South Africa is the largest producer of rhodium, accounting for between 80-90% of the total global production at an expected production of 624 000 ounces in 2020 according to statista.com. Russia, which produces 65 000-68 000 ounces annually, is the second-largest producer, while the rest of the world makes up less than 70 000 ounces of the output. In 2021, the supply of rhodium in South Africa is expected to reach around 624 000 ounces.

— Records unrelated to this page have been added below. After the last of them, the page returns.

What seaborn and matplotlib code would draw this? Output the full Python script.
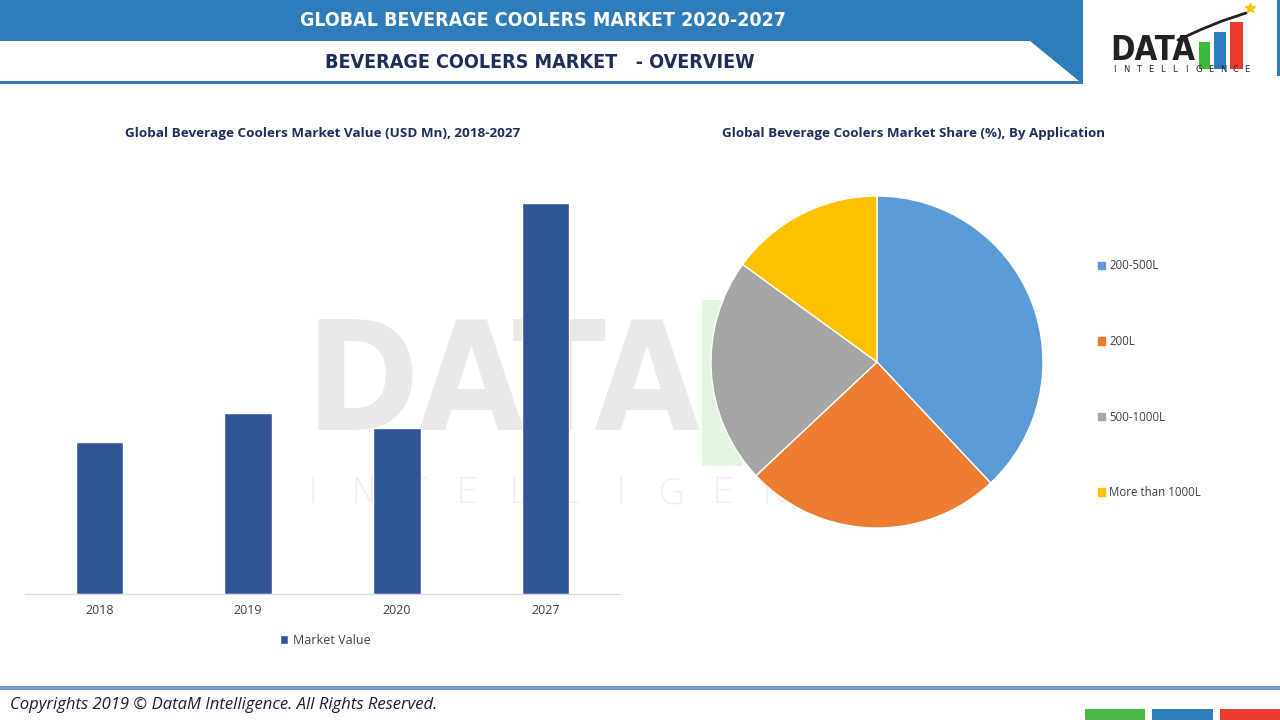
import matplotlib
matplotlib.use("Agg")
import matplotlib.pyplot as plt
import seaborn as sns
import pandas as pd
from matplotlib.patches import Rectangle, Polygon, Patch

# data
years = ["2018", "2019", "2020", "2027"]
market_value = [152, 181, 166, 391]

segments = ["200-500L", "200L", "500-1000L", "More than 1000L"]
share = [38, 25, 22, 15]
pie_colors = ["#5B9BD5", "#ED7D31", "#A5A5A5", "#FFC000"]

bar_color = "#2F5597"
header_blue = "#2E7CB9"
navy = "#1F2D5A"
body_font = ["Open Sans", "DejaVu Sans"]

sns.set_style("white")
plt.rcParams["font.family"] = ["DejaVu Sans"]

fig = plt.figure(figsize=(12.8, 7.2), dpi=100)
renderer = fig.canvas.get_renderer()


def fit_width(t, target_w):
    # shrink/grow a text so that it spans target_w pixels
    w = t.get_window_extent(renderer).width
    t.set_fontsize(t.get_fontsize() * target_w / w)


# background / decoration axes in pixel coords
bg = fig.add_axes([0, 0, 1, 1], zorder=-1)
bg.set_xlim(0, 1280)
bg.set_ylim(720, 0)
bg.axis("off")

bg.add_patch(Rectangle((0, 0), 1083, 84, color=header_blue, lw=0))
bg.add_patch(Polygon([(0, 41), (1030, 41), (1079, 81), (0, 81)], closed=True, color="white", lw=0))
bg.add_patch(Rectangle((1277, 0), 3, 76, color=header_blue, lw=0))
t = bg.text(543, 20, "GLOBAL BEVERAGE COOLERS MARKET 2020-2027", color="white", fontsize=15,
            fontweight="bold", fontstretch="condensed", ha="center", va="center")
fit_width(t, 486)
t = bg.text(540, 62, "BEVERAGE COOLERS MARKET   - OVERVIEW", color=navy, fontsize=15,
            fontweight="bold", fontstretch="condensed", ha="center", va="center")
fit_width(t, 431)

# logo
t = bg.text(1110, 50, "DATA", color="#222222", fontsize=30, fontweight="bold",
            fontstretch="condensed", ha="left", va="center")
fit_width(t, 85)
bg.add_patch(Rectangle((1199, 42), 11, 27, color="#3DB83A", lw=0))
bg.add_patch(Rectangle((1214, 32), 12, 37, color="#2A7DBF", lw=0))
bg.add_patch(Rectangle((1230, 22), 13, 47, color="#E8392B", lw=0))
bg.plot([1178, 1200, 1222, 1246], [40, 30, 21, 13], color="#222222", lw=2)
bg.plot([1250], [8], marker="*", color="#F2C500", markersize=7)
for i, ch in enumerate("INTELLIGENCE"):
    bg.text(1114 + i * 12.1, 69, ch, color="#222222", fontsize=6, ha="center", va="center")

# watermark
t = bg.text(305, 388, "DATA", color="#E9E9E9", fontsize=150, fontweight="bold",
            fontstretch="condensed", ha="left", va="center")
fit_width(t, 395)
bg.add_patch(Rectangle((702, 300), 40, 166, color="#E4F5E1", lw=0))
for i, ch in enumerate("INTELLIGENCE"):
    bg.text(313 + i * 51.3, 493, ch, color="#EEEEEE", fontsize=26, ha="center", va="center",
            fontweight="light")

# footer
bg.add_patch(Rectangle((0, 686), 1280, 4, color="#6C9BCB", lw=0))
bg.text(10, 705, "Copyrights 2019 \u00a9 DataM Intelligence. All Rights Reserved.", color="#1A1A3A",
        fontsize=12, style="italic", ha="left", va="center", family=body_font)
bg.add_patch(Rectangle((1085, 709), 60, 11, color="#4DB848", lw=0))
bg.add_patch(Rectangle((1152, 709), 61, 11, color="#2E7CB9", lw=0))
bg.add_patch(Rectangle((1220, 709), 60, 11, color="#EE3B33", lw=0))

# titles
bg.text(323, 133, "Global Beverage Coolers Market Value (USD Mn), 2018-2027", color=navy,
        fontsize=9.7, fontweight="bold", ha="center", va="center", family=body_font)
bg.text(913, 133, "Global Beverage Coolers Market Share (%), By Application", color=navy,
        fontsize=9.6, fontweight="bold", ha="center", va="center", family=body_font)

# bar chart
df = pd.DataFrame({"Year": years, "Market Value": market_value})
ax = fig.add_axes([25 / 1280, 1 - 594 / 720, 595 / 1280, 420 / 720])
ax.set_facecolor("none")
sns.barplot(data=df, x="Year", y="Market Value", color=bar_color, width=0.32,
            label="Market Value", ax=ax, saturation=1)
ax.set_xlim(-0.5, 3.5)
ax.set_ylim(0, 420)
ax.set_xlabel("")
ax.set_ylabel("")
ax.set_yticks([])
for s in ["top", "right", "left"]:
    ax.spines[s].set_visible(False)
ax.spines["bottom"].set_color("#D9D9D9")
ax.tick_params(axis="x", length=0, labelsize=9, colors="#404040", pad=7)
for t in ax.get_xticklabels():
    t.set_family(body_font)
ax.legend(loc="center", bbox_to_anchor=(0.505, -0.11), frameon=False, handlelength=0.7,
          handleheight=0.7, handletextpad=0.4, prop={"family": body_font, "size": 9})
for t in ax.get_legend().get_texts():
    t.set_color("#404040")

# pie chart
pax = fig.add_axes([(877 - 166) / 1280, 1 - (362 + 166) / 720, 332 / 1280, 332 / 720])
wedges, _ = pax.pie(share, colors=pie_colors, startangle=90, counterclock=False,
                    wedgeprops={"edgecolor": "white", "linewidth": 1})
pax.set_xlim(-1, 1)
pax.set_ylim(-1, 1)
handles = [Patch(color=c, label=l) for c, l in zip(pie_colors, segments)]
fig.legend(handles=handles, loc="upper left", bbox_to_anchor=(1088 / 1280, 1 - 249 / 720),
           frameon=False, handlelength=0.6, handleheight=0.6, handletextpad=0.35,
           labelspacing=5.43, prop={"family": body_font, "size": 8.3})
for t in fig.legends[0].get_texts():
    t.set_color("#404040")

fig.savefig("out.png", dpi=100)
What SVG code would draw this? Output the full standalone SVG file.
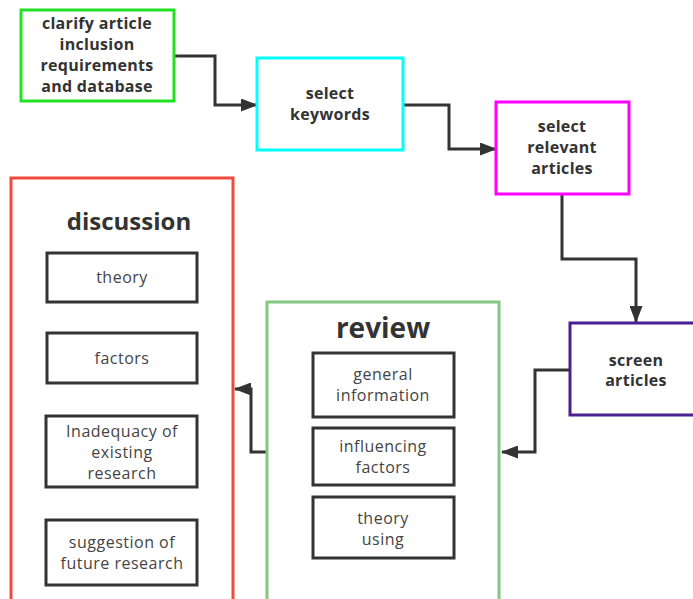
<svg xmlns="http://www.w3.org/2000/svg" width="693" height="599" viewBox="0 0 693 599">
<defs>
<marker id="arr" markerWidth="17" markerHeight="13" refX="16" refY="6.5" orient="auto" markerUnits="userSpaceOnUse" viewBox="0 0 17 13">
<path d="M0,0 L17,6.5 L0,13 Z" fill="#333"/>
</marker>
<style>
text{font-family:"Open Sans","Noto Sans","Liberation Sans",sans-serif;text-anchor:middle;dominant-baseline:central;fill:#333}
.b{font-weight:bold;font-size:16px;letter-spacing:0.3px}
.n{font-size:16px;fill:#444;letter-spacing:0.5px}
.t{font-weight:bold;font-size:24px}
.box{fill:#fff;stroke-width:3}
.inner{fill:#fff;stroke:#333;stroke-width:3}
.c{fill:none;stroke:#333;stroke-width:3;marker-end:url(#arr)}
</style>
</defs>
<rect width="693" height="599" fill="#fff"/>
<g id="connectors">
<path class="c" d="M174,56 H215 V105 H257"/>
<path class="c" d="M403,105 H449 V149 H496"/>
<path class="c" d="M562,194 V259 H636 V322"/>
<path class="c" d="M570,370 H535 V452 H502"/>
<path class="c" d="M267,452 H251 V389 H235"/>
</g>
<g id="clarify">
<rect class="box" x="21" y="10" width="153" height="91" stroke="#22e022"/>
<text class="b" x="97" y="23">clarify article</text>
<text class="b" x="97" y="44">inclusion</text>
<text class="b" x="97" y="65">requirements</text>
<text class="b" x="97" y="86">and database</text>
</g>
<g id="keywords">
<rect class="box" x="257" y="58" width="146" height="92" stroke="#00ffff"/>
<text class="b" x="330" y="93">select</text>
<text class="b" x="330" y="114">keywords</text>
</g>
<g id="relevant">
<rect class="box" x="496" y="102" width="133" height="92" stroke="#ff00ff"/>
<text class="b" x="562" y="126">select</text>
<text class="b" x="562" y="147">relevant</text>
<text class="b" x="562" y="168">articles</text>
</g>
<g id="screen">
<rect class="box" x="570" y="323" width="132" height="92" stroke="#4b1f8f"/>
<text class="b" x="636" y="360">screen</text>
<text class="b" x="636" y="380">articles</text>
</g>
<g id="review">
<rect class="box" x="267" y="302" width="232" height="310" stroke="#82c882"/>
<text class="t" x="383" y="327" style="font-size:28px">review</text>
<rect class="inner" x="313" y="353" width="141" height="64"/>
<text class="n" x="383" y="374">general</text>
<text class="n" x="383" y="395">information</text>
<rect class="inner" x="313" y="428" width="141" height="57"/>
<text class="n" x="383" y="446">influencing</text>
<text class="n" x="383" y="467">factors</text>
<rect class="inner" x="313" y="497" width="141" height="61"/>
<text class="n" x="383" y="518">theory</text>
<text class="n" x="383" y="539">using</text>
</g>
<g id="discussion">
<rect class="box" x="11" y="178" width="222" height="440" stroke="#f04a3c"/>
<text class="t" x="129" y="220">discussion</text>
<rect class="inner" x="47" y="253" width="150" height="49"/>
<text class="n" x="122" y="277">theory</text>
<rect class="inner" x="47" y="333" width="150" height="50"/>
<text class="n" x="122" y="358">factors</text>
<rect class="inner" x="46" y="416" width="151" height="71"/>
<text class="n" x="122" y="431">Inadequacy of</text>
<text class="n" x="122" y="452">existing</text>
<text class="n" x="122" y="473">research</text>
<rect class="inner" x="46" y="520" width="151" height="65"/>
<text class="n" x="122" y="542">suggestion of</text>
<text class="n" x="122" y="563">future research</text>
</g>
</svg>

Where does Zimbabwe fit in?

Zimbabwe is the world’s third-largest rhodium producer and is home to the world’s second-largest Platinum Group Metal deposits, behind South Africa. The richest region in the platinum group of metals of Zimbabwe is the 550-km-long Great Dyke. It represents 85% of platinum group metals resources in Zimbabwe, and thickness and metallurgical recoveries are higher than those in South Africa

Zimbabwe’s current major Platinum Group Metals production is linked to Johannesburg Stock Exchange-listed firms Anglo American Platinum (Amplats), Impala Platinum (Implats), and Sibanye Stillwater (Sibanye) which have interests in Zimbabwe through Impala Platinum’s Zimplats, Unki, a unit of Amplats and Mimosa.

The reliance on South Africa for the supply of the metal is unhealthy. While rhodium output is still low, there is much potential for exponential growth.